Wiping media cards during a shoot can be scary. How can new filmmakers ensure they’re taking good care of their precious footage?
The worst example of backup practice I have ever seen was on a feature self-funded by the two directors. Resources were very limited, but the directors were experienced enough that they should really have known better. I went across to their B&B room one day to discuss the upcoming scenes, and was horrified by what I saw. The laptop they were using to ingest the rushes was on a table. The hard drive – the only drive they were ingesting to – was on the floor for some reason, but the USB cable connecting it to the laptop didn’t quite reach that far, so the drive was resting at an angle, one end on the floor, the other dangling in the air from the too-short cable. After all the work and money they had put into producing and directing their film, this was how they treated their only copy of it! I couldn’t believe it.
I also remember well the first time I ever shot onto solid-state media rather than tape, back in the late noughties. I was terrified by the idea of wiping the footage – something you never did with tapes – and my fears were borne out when one card was accidentally formatted before its contents were backed up.
So what’s the right way to do it? I’m not a data wrangler, but I’ve had to back up my own footage many times, some of which I paid to shoot, and here’s what I think is a reasonable process.
The practicalities of backing up
Firstly, you need a system to keep track of which cards have been backed up and which haven’t. This might be coloured tape, or putting them straight into a particular case or box, but don’t rely on simply remembering.
Used cards should be backed up as soon as possible, because until there is another copy of the footage you are in the precarious position of all your hard work and expense being on a single, vulnerable, highly lose-able piece of plastic and metal.
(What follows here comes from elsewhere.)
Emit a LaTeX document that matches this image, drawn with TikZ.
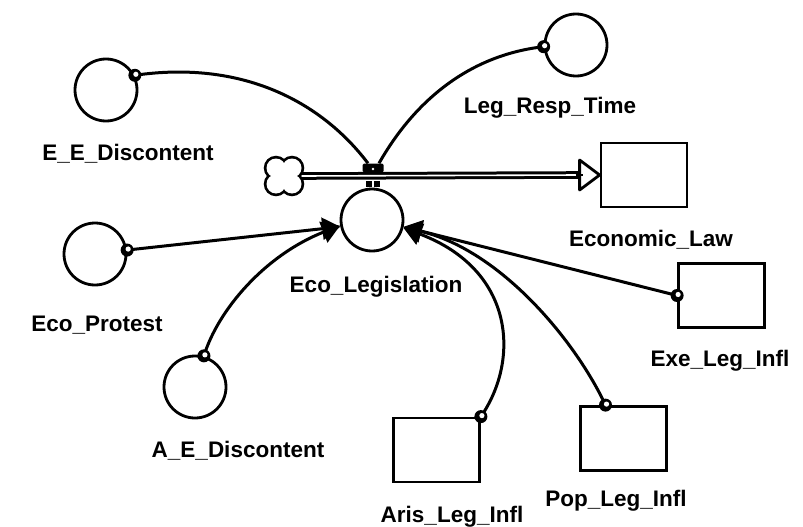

If you don’t have enough crew to back up cards straight away, at least do it at every lunchtime and every wrap.
Some will say you shouldn’t copy footage off the cards by simply dragging and dropping it, but I’ve never had a problem with that method and it should be perfectly sufficient for beginners. It’s a good idea to copy the entire folder structure, and not to move files around or rename them. Give some thought beforehand to the file system of the drives you’re ingesting to; don’t use a macOS format if your editor is working in Windows, for example.
Once the files have copied, check that you have the same number of files in the copy as on the original card. Randomly pick a few files and play them back. Pick a few more and compare the file sizes to the originals.
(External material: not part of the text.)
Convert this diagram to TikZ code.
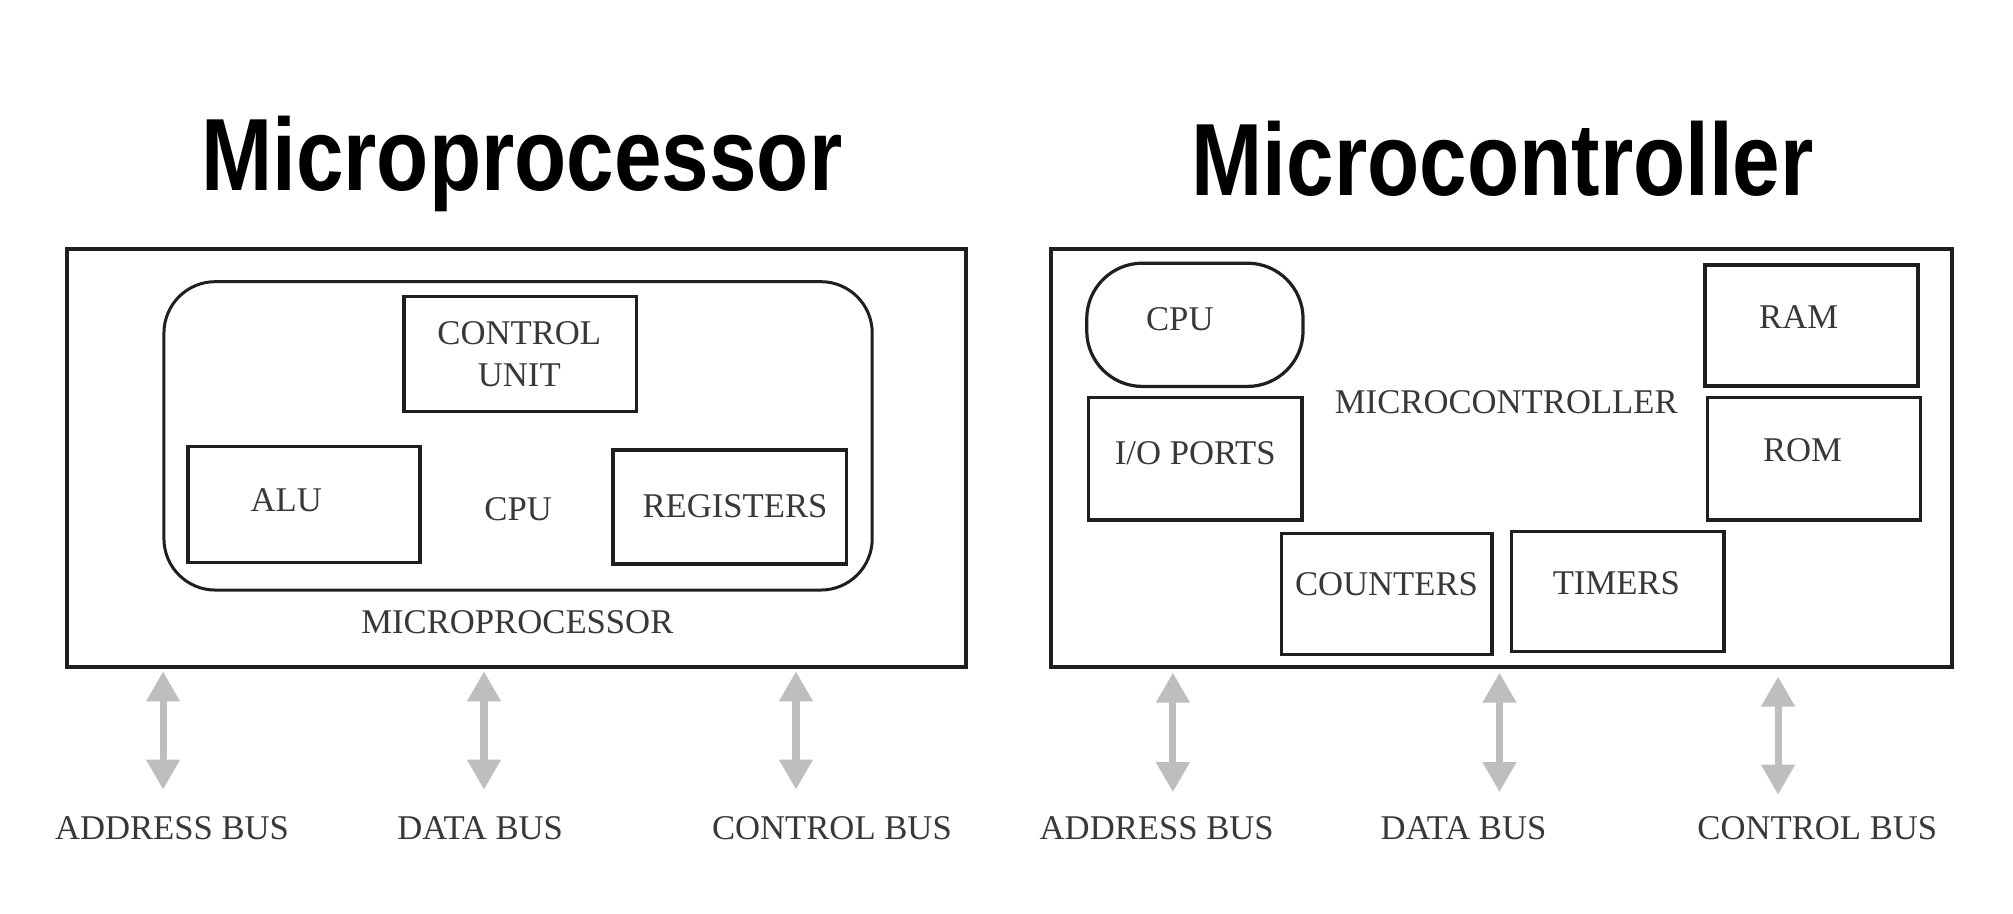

Now make a second copy, making the same checks afterwards. Depending on how difficult it would be to reshoot in the event of data loss, a third copy may be advisable too.
It’s best not to wipe the cards using a computer, so now put the ingested card into a different box, or put a different colour of tape on it, or whatever your system is to mark it out as ingested. When someone puts it back in the camera they would be wise to double-check with whoever did the ingesting before actually hitting the format button. Note that NOT formatting the card is bad news as well; you shoot a clip or two, realise the card is full, wonder why, then find yourself in a situation where a card contains both ingested and non-ingested footage. Not to mention that you may have run out of space to shoot new footage onto!
Before you even start shooting you should think about time and space, and not in an Einstein kind of way. How long will it take you to fill up all the cards you have? How long will it take to back up each of those cards, given the read speed of the cards, the write speed of the backup drives and the bandwidth of the cables and ports connecting them? The first time I shot 4K on a Blackmagic Production Camera filming ground to a halt at a couple of points because it was taking longer to back up the cards than to shoot onto them!
Finally, once you have two of three copies of your footage, mitigate your risk by separating those copies. I once did a shoot where the data wrangler inexplicably took all the copies of the rushes away with him at the end of the day and then panicked the producer when rail disruption meant he couldn’t get to set the next day. Ideally give the copies to different people to take home each night – reliable people, of course!